How you have fallen from heaven, O morning star, son of the dawn! You have been cast down to the earth, you who once laid low the nations! You said in your heart, “I will ascend to heaven; I will raise my throne above the stars of God; I will sit enthroned on the mount of assembly, on the utmost heights of the sacred mountain. I will ascend above the tops of the clouds; I will make myself like the Most High.”

(Isaiah 14:12-14)


You were blameless in your ways from the day you were created till wickedness was found in you. Through your widespread trade you were filled with violence, and you sinned. So I drove you in disgrace from the mount of God, and I expelled you, O guardian cherub, from among the fiery stones. Your heart became proud on account of your beauty, and you corrupted your wisdom because of your splendor. So I threw you to the earth; I made a spectacle of you before kings.

(Ezekiel 28:15-17)


Here we are given a glimpse behind the veil of heaven, and we see the fall of Lucifer and the sin that was in this world before the first sin of man. Jesus spoke of this in Luke 10:18 when He said, “I saw Satan fall like lightning from heaven.”

If sin was “The Why” of Advent, God would have sent Jesus to redeem the fallen angels, but that was not the purpose for His coming. The writer of Hebrews explicitly confirms this truth:


Surely it is not angels [Jesus] helps, but Abraham’s descendants. For this reason he had to be made like his brothers in every way, in order that he might become a merciful and faithful high priest in service to God, and that he might make atonement for the sins of the people. Because he himself suffered when he was tempted, he is able to help those who are being tempted.

(Hebrews 2:16-18)


So, if sin was not “The Why,” then what was?

  1. What It Was



God so loved the world that he gave his one and only Son, that whoever believes in him shall not perish but have eternal life.

(John 3:16)

God came after fallen and sinful man; the reason is located in the heart of God and His love for man: a special love . . . a redeeming love . . . a love purchased by His beloved Son on a cross so that we could be the spouse of the Son—the bride of the Bridegroom!

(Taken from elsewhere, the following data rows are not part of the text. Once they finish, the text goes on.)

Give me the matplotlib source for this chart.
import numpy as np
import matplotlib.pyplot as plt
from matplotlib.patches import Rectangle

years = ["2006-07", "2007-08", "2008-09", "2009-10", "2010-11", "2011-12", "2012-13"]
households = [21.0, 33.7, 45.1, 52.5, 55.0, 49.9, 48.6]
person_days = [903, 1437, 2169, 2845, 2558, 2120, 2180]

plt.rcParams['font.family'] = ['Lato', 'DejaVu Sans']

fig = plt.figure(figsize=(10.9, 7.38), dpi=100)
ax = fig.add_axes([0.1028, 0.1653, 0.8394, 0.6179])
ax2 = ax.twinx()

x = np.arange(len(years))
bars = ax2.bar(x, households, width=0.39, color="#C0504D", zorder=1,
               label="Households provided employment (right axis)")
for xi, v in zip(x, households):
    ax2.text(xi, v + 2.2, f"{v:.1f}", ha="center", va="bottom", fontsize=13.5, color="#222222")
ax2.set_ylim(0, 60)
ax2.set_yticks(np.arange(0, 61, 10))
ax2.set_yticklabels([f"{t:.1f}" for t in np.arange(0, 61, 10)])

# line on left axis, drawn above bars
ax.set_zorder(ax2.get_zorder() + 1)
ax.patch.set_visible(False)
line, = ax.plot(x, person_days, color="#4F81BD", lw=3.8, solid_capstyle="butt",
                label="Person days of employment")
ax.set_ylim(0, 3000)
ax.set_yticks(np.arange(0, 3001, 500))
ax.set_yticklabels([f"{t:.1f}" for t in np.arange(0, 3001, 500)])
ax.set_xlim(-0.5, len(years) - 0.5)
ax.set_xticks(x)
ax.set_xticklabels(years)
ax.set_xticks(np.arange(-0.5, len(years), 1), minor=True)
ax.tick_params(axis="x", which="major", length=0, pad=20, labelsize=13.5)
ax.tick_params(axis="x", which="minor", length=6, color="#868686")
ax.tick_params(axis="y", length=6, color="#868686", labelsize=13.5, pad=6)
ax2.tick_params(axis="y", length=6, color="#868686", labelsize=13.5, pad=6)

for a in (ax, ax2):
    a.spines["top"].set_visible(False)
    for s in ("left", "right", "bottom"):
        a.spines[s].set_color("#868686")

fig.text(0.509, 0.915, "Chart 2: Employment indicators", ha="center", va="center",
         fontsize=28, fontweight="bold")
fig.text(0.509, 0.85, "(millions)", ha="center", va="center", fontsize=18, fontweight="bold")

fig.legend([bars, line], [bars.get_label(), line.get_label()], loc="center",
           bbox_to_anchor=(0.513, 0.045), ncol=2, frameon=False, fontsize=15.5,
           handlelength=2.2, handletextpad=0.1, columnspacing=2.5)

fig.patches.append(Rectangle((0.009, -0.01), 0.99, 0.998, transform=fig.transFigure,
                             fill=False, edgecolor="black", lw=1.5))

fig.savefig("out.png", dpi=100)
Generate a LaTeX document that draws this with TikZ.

And that is why everything works toward your salvation. God so loved you that, if you have trusted in Christ’s redeeming work on your behalf, God is working every circumstance of life (the good, the bad, and the ugly) for your eternal good (Romans 8:28).

May this truth of God’s amazing love for you bring you glad tidings of great joy this Christmas season and all the days God gives to you!

This is the Gospel. This is grace for your race. NEVER FORGET THAT . . . AMEN!